Horta-Osório and his wife Ana have three children, and live in Chelsea, London.[44] He is a keen scuba diver,[44] and enjoys playing tennis and chess.[45]

Horta-Osório supported the UK remaining in the European Union.[46]


In August 2016, Horta-Osório issued an apology in an email sent to the bank's 75,000 staff for reported transgressions in his personal life while travelling abroad. He clarified that there was no financial misdeed, as he paid all his expenses personally, and indicated that he did not intend to leave the group as a consequence. He wrote: "I deeply regret being the cause of so much adverse publicity and the damage that has been done to the group’s reputation."[47] His actions were reported to have been in breach of a code of personal responsibility for Lloyds staff that he had introduced himself.[48]

In December 2021, a preliminary investigation by Credit Suisse had found that Mr Horta-Osorio had breached Covid-19 rules. He attended the Wimbledon tennis finals in July 2021 at a time when the UK's Covid-19 restrictions required him to be in quarantine. Mr Horta-Osorio also breached Swiss Covid restrictions when, according to Reuters, he flew into the country on 28 November but left on 1 December 2020. Swiss rules meant he should have quarantined for 10 days upon his arrival.[49]

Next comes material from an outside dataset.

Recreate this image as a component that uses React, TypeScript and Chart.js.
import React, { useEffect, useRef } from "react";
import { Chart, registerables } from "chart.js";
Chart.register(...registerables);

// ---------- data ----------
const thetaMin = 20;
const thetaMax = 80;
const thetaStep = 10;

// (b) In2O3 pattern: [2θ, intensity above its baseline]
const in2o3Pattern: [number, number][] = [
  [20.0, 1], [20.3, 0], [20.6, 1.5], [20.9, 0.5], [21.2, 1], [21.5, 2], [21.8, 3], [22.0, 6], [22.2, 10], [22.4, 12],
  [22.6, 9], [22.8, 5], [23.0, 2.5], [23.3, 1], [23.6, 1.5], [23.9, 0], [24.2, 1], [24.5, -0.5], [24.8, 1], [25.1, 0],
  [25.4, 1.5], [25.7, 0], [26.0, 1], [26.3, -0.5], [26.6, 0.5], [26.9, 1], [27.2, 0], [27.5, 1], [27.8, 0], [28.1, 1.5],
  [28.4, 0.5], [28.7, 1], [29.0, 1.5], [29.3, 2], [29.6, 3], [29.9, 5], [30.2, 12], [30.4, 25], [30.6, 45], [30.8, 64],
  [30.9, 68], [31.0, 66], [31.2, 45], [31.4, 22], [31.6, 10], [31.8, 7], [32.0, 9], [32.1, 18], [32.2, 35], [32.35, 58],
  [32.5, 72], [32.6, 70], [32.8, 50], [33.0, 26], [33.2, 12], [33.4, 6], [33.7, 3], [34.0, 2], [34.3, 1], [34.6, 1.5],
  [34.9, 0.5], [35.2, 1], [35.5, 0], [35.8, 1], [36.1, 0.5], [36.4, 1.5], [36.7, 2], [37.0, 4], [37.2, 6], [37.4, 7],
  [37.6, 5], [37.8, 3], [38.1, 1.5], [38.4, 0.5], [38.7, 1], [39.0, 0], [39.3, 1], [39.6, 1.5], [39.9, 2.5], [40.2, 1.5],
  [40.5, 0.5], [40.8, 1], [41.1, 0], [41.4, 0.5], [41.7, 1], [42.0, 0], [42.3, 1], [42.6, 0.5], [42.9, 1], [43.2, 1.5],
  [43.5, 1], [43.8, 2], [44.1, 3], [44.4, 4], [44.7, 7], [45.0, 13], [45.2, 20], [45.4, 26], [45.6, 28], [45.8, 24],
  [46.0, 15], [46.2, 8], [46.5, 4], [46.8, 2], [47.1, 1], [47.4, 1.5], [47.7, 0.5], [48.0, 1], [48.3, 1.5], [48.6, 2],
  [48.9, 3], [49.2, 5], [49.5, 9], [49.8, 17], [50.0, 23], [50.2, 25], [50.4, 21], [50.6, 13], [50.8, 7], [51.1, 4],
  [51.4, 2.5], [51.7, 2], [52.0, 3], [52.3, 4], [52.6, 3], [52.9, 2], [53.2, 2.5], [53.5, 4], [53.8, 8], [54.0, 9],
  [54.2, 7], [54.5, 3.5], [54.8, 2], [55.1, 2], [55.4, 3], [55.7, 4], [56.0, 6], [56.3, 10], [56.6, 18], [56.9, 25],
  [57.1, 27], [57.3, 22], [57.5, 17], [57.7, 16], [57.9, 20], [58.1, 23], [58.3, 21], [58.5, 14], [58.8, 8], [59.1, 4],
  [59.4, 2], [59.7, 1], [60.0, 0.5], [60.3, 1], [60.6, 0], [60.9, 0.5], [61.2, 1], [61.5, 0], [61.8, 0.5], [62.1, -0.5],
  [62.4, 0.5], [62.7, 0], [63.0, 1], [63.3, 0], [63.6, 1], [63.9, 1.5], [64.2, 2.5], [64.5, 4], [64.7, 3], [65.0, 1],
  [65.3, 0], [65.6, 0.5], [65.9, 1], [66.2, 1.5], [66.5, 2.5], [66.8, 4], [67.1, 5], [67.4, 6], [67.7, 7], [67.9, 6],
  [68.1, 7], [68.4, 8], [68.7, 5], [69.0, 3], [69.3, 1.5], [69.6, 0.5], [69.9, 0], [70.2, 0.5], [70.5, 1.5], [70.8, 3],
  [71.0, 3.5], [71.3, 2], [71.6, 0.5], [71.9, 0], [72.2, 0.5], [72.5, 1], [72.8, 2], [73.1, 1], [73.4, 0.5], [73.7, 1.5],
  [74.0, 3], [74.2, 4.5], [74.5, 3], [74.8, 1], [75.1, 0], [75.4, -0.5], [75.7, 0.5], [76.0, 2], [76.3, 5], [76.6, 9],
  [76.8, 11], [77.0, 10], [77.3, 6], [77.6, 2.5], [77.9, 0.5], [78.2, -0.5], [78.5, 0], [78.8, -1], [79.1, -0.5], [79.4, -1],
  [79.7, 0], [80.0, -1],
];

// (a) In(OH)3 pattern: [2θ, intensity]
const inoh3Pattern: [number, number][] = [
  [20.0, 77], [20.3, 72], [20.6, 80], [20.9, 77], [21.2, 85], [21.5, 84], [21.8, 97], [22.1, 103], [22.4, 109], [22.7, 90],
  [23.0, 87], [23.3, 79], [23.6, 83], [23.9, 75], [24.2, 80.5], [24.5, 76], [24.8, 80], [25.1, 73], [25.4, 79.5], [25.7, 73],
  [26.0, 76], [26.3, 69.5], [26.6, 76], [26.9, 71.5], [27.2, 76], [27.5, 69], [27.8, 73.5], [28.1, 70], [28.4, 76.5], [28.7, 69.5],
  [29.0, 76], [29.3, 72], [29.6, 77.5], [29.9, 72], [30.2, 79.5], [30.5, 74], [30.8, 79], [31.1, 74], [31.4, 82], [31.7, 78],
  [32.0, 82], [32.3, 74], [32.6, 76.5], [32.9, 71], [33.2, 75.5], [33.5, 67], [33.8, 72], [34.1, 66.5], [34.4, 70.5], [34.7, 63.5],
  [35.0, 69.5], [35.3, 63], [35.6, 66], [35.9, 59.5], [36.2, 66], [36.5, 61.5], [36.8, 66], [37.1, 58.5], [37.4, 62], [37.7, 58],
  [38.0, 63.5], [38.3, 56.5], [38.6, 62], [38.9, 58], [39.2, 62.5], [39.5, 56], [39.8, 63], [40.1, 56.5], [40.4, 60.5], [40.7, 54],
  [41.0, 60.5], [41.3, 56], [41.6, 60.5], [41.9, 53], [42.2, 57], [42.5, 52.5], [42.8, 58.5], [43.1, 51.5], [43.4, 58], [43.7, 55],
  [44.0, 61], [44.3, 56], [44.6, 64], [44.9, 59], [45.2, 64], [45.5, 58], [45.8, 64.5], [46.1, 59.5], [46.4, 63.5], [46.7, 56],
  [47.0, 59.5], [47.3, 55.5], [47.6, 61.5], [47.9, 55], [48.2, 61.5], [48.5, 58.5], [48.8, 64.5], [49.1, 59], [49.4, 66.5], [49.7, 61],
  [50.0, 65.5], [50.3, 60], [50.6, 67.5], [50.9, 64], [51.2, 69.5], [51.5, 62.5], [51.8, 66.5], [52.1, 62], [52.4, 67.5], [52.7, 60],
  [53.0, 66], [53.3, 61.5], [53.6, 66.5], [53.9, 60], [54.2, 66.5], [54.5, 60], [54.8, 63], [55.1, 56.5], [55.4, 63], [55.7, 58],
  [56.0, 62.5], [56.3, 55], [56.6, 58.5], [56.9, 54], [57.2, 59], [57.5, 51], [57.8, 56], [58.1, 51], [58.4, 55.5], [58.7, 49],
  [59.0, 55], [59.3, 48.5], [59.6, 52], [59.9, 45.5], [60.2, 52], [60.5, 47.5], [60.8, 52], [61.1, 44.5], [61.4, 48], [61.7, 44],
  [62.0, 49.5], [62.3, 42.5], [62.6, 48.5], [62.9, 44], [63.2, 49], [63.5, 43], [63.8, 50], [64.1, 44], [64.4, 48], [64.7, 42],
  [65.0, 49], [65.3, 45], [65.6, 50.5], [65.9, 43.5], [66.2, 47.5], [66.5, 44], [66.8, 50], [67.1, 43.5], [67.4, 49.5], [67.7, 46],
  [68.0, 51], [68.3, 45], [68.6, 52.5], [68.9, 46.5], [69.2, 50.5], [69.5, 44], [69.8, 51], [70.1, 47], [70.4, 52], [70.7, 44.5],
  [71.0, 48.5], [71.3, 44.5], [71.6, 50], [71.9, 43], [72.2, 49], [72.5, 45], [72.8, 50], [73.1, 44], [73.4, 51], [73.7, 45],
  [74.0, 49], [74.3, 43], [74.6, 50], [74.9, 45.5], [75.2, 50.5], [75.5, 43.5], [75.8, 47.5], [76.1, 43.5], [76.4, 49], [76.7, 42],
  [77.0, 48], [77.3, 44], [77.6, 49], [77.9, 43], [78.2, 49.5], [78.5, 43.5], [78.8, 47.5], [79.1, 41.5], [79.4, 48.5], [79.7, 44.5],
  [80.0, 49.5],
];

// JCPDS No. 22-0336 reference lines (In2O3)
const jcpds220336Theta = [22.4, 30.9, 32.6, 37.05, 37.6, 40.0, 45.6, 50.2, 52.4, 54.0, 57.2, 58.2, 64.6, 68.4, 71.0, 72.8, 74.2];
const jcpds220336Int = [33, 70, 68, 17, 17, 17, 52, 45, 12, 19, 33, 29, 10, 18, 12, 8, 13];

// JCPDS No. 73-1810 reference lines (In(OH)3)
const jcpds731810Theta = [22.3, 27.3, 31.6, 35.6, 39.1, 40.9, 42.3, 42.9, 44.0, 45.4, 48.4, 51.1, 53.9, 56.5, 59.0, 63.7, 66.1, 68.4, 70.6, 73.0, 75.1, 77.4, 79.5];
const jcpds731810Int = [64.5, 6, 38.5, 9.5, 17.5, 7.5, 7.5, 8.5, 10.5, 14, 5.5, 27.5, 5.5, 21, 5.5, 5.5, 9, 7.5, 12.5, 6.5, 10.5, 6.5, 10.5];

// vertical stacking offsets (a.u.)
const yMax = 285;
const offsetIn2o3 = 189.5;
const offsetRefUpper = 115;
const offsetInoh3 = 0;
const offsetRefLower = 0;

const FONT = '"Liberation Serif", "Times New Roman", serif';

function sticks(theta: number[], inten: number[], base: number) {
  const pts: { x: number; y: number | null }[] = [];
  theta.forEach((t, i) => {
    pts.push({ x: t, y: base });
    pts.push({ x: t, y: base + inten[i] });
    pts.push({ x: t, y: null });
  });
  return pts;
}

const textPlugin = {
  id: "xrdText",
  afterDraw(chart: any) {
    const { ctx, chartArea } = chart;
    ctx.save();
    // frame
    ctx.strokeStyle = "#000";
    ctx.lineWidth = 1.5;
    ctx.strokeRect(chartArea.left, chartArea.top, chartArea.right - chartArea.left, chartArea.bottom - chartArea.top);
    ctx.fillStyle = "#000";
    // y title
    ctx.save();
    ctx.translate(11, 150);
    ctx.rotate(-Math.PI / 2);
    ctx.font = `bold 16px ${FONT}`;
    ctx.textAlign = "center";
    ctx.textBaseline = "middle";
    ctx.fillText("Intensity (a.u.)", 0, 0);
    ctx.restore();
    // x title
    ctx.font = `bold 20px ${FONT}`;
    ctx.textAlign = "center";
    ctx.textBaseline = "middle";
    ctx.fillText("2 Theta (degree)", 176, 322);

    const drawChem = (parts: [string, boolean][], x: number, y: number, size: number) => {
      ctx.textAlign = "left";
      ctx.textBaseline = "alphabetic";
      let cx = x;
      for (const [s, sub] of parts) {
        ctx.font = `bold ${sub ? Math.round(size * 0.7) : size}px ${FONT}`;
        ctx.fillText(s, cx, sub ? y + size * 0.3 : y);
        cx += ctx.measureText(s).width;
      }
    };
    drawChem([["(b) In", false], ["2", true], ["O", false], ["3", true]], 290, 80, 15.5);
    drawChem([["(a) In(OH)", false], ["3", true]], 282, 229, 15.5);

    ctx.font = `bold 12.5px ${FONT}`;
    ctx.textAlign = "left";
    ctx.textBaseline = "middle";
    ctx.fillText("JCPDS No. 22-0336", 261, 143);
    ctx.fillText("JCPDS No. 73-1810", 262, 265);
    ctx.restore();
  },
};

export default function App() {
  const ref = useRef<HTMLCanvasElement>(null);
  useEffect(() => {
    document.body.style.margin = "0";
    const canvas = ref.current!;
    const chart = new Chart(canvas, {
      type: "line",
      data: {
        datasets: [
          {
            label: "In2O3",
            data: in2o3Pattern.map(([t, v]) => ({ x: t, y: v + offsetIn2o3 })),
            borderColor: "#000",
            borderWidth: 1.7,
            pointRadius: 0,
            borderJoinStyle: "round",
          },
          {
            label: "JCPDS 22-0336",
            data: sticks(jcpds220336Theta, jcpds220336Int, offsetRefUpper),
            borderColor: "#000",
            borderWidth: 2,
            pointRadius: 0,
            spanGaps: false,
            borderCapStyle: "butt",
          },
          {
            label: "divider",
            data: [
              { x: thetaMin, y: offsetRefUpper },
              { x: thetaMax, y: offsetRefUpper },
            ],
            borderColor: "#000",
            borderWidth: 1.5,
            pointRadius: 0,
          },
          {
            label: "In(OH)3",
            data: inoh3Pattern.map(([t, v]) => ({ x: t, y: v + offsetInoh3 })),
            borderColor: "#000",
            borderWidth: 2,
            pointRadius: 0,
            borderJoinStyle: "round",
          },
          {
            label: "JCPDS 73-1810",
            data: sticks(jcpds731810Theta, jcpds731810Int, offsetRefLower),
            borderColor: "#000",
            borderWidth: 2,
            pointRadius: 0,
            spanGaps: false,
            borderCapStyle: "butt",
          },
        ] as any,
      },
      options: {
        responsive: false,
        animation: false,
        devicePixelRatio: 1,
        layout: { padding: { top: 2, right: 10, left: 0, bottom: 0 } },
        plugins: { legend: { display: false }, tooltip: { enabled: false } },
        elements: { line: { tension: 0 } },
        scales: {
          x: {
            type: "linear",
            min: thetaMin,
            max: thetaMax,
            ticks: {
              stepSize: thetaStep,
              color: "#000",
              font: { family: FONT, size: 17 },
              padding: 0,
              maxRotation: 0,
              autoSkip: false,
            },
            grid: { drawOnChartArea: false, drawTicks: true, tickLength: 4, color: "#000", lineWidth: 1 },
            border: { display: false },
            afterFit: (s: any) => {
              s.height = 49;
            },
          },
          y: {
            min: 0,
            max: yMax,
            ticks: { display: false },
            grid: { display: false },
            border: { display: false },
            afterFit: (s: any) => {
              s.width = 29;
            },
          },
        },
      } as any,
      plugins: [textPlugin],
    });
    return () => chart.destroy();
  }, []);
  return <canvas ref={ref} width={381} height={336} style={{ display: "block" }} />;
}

Mental health philanthropy[edit]

Horta-Osório has been public in describing how restoring Lloyds Bank's fortunes "almost shattered" his mental health and he has become a prominent campaigner for employers to support their employees with mental health challenges and so shrug off its stigma.[50]

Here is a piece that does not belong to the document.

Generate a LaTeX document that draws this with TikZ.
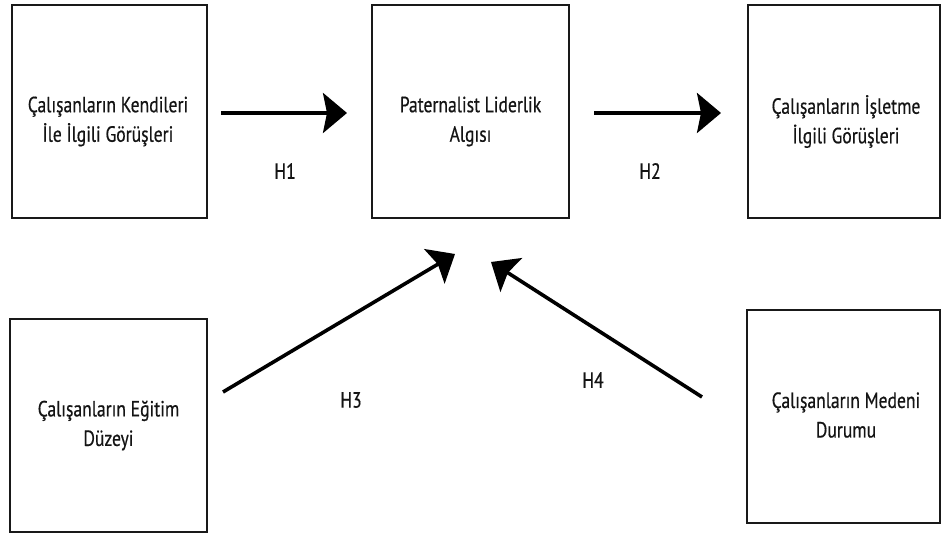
\documentclass[tikz,border=0pt]{standalone}
\usepackage{fontspec}
\setmainfont{PT Sans}[FakeStretch=0.8,FakeBold=0.5]
\usetikzlibrary{arrows.meta}
\begin{document}
\begin{tikzpicture}[x=1pt,y=-1pt,
  box/.style={draw=black!90, line width=2pt, inner sep=0pt},
  txt/.style={align=center, inner sep=0pt, text=black!92, font=\fontsize{22}{29.5}\selectfont},
  hyp/.style={inner sep=0pt, text=black!92, font=\fontsize{22}{29.5}\selectfont},
  arr/.style={line width=3.6pt, draw=black, -{Stealth[length=24pt,width=40pt,inset=4pt]}}
]
\useasboundingbox (0,0) rectangle (942,534);

% concept boxes
\node[box, minimum width=195pt, minimum height=213pt] (a) at (109.5,111.5) {};
\node[box, minimum width=197pt, minimum height=213pt] (b) at (470.5,111.5) {};
\node[box, minimum width=192pt, minimum height=213pt] (c) at (844,111.5) {};
\node[box, minimum width=197pt, minimum height=213pt] (d) at (108.5,425.5) {};
\node[box, minimum width=193pt, minimum height=213pt] (e) at (843.5,416.5) {};

% box captions
\node[txt] (ta) at (108,121.5) {Çalışanların Kendileri\\İle İlgili Görüşleri};
\node[txt] (tb) at (470.5,121.5) {Paternalist Liderlik\\Algısı};
\node[txt] (tc) at (846,121.5) {Çalışanların İşletme\\İlgili Görüşleri};
\node[txt] (td) at (108.5,425.5) {Çalışanların Eğitim\\Düzeyi};
\node[txt] (te) at (846,415) {Çalışanların Medeni\\Durumu};

% hypothesis paths
\draw[arr] ([shift={(13,1.5)}]a.east) -- ([shift={(-24,1.5)}]b.west);
\draw[arr] ([shift={(24,1.5)}]b.east) -- ([shift={(-26,1.5)}]c.west);
\draw[arr] ([shift={(15,74)}]d.north east) -- ([shift={(-15.5,35)}]b.south);
\draw[arr] ([shift={(-44,88)}]e.north west) -- ([shift={(20.5,43)}]b.south);

% hypothesis labels
\node[hyp] (h1) at (285,171) {H1};
\node[hyp] (h2) at (650,171) {H2};
\node[hyp] (h3) at (351,400) {H3};
\node[hyp] (h4) at (593,380) {H4};
\end{tikzpicture}
\end{document}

At Lloyds he oversaw the training of thousands of mental health first aiders,[51] while he and around 200 other senior executives underwent a 12-month “optimal leadership resilience programme”, devised with his psychiatrist, Dr Stephen Pereira.[50] Since January 2017, Lloyds Banking Group’s partnership with Mental Health UK has raised £11m and enabled 14,000 volunteering hours and 40 support groups.[52] The partnership also runs a Mental Health and Money Advice service.[53]

Horta-Osório was also involved, with Prince William, in the launch of Mind’s Mental Health at Work “gateway” in 2018;[54] and in Lloyds’ membership of the City Mental Health Alliance.[55] He has been widely praised for his campaign against the workplace taboo surrounding mental health issues;[56][57][58] Simon Blake OBE, chief executive of Mental Health First Aid (MHFA) England, described his openness about his own problems as “inspiring”.[59]

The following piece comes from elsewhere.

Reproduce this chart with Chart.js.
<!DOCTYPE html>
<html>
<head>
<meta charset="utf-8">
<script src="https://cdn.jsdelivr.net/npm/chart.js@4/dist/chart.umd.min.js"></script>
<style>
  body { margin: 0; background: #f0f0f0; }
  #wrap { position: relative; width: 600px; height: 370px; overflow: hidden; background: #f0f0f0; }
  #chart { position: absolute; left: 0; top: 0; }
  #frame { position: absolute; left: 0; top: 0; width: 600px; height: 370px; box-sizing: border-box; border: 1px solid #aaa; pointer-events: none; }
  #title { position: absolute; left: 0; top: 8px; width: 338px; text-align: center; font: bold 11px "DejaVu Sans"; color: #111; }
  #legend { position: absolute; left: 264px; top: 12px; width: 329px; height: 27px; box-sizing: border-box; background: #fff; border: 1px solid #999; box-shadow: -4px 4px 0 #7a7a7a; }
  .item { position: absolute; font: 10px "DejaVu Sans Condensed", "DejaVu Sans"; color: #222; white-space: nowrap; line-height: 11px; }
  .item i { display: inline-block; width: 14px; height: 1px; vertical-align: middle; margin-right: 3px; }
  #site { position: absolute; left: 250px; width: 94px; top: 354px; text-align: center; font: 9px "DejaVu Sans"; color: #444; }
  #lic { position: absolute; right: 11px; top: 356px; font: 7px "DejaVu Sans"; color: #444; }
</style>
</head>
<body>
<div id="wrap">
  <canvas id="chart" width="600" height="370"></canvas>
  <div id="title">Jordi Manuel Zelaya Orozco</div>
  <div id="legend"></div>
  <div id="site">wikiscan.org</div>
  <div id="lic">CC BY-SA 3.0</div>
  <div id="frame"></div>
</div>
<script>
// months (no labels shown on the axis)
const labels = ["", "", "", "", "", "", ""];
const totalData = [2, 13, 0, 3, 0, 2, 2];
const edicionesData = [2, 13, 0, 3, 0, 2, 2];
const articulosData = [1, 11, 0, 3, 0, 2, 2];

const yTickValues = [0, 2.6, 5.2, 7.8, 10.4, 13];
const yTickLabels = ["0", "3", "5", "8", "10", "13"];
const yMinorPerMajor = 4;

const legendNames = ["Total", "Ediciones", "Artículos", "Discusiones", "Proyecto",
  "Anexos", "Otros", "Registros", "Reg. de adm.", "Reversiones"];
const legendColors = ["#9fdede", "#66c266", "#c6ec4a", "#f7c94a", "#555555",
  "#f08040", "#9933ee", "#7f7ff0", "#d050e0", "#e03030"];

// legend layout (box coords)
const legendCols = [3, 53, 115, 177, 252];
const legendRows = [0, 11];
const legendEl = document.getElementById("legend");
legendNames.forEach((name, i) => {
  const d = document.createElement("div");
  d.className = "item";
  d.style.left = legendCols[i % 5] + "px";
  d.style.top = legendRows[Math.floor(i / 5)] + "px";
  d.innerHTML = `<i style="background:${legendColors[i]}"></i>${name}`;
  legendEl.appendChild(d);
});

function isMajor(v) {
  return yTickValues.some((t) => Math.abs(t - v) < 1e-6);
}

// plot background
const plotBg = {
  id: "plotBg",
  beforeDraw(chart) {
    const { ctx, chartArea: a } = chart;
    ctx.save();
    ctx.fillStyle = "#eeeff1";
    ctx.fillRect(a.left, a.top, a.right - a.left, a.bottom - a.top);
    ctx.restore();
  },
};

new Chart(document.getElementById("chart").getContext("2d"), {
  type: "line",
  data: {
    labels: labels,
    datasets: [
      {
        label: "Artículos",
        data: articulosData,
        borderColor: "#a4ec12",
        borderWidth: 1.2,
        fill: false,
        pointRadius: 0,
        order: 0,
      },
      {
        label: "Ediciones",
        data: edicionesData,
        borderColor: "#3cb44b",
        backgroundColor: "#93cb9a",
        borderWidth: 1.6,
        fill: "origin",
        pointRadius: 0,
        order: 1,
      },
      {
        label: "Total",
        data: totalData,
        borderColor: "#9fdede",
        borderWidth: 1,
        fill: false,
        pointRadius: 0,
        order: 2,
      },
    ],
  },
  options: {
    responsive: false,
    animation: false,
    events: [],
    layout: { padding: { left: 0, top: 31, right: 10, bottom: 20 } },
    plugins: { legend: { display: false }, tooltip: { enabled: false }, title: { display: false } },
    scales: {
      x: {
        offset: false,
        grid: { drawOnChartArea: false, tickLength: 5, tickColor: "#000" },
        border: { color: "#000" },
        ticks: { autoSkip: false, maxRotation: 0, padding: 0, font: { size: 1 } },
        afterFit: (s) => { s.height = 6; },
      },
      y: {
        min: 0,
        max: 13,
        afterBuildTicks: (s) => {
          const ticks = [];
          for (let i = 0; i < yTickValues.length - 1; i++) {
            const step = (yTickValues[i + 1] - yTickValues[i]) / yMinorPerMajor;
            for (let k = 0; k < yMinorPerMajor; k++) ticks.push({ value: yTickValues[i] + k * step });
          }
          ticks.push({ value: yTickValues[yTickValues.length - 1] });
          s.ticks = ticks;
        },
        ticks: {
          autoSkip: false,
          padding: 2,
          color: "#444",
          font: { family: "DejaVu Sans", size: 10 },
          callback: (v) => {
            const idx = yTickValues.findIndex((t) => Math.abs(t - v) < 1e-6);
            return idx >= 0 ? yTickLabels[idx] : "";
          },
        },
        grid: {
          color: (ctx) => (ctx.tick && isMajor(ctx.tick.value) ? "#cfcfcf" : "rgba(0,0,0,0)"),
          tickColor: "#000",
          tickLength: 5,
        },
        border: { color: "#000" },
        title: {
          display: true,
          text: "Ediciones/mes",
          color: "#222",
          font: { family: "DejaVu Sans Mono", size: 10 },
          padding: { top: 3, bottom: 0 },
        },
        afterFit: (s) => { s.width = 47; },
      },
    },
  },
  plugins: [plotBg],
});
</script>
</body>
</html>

In 2020, Lloyds Banking Group’s work to raise awareness of mental health earned it a Gold award in the Business Disability Forum’s Disability Standard.[60]


In 2015 Horta-Osório was made chairman of the highly regarded Wallace Collection, the most valuable private art collection ever bequeathed to the British nation.[41][61][62] In 2019, during his tenure, the gallery eased its traditional “no loans” policy and began both to make and receive temporary loans of selected works[63][64] – for example, lending Titian’s “Perseus and Andromeda” for the National Gallery’s 2020 exhibition, Titian: Love, Desire, Death.[65][66] The collection’s director, Xavier Bray, hailed the change as a “revolution” which was “like bringing fresh air to the collection and just making it live again”.[67] Horta-Osório’s chairmanship, a prime ministerial appointment, was renewed in 2019.[68]

Horta-Osório is also a significant collector of Portuguese art, particularly works of art made under Portuguese patronage in maritime Asia from the 16th to the 18th century. The collection includes objects created in China, Japan and India (especially Gujarat), often in rare materials such as tortoiseshell, mother-of-pearl and ivory and rock crystal. It also features a number of early chess sets.[69]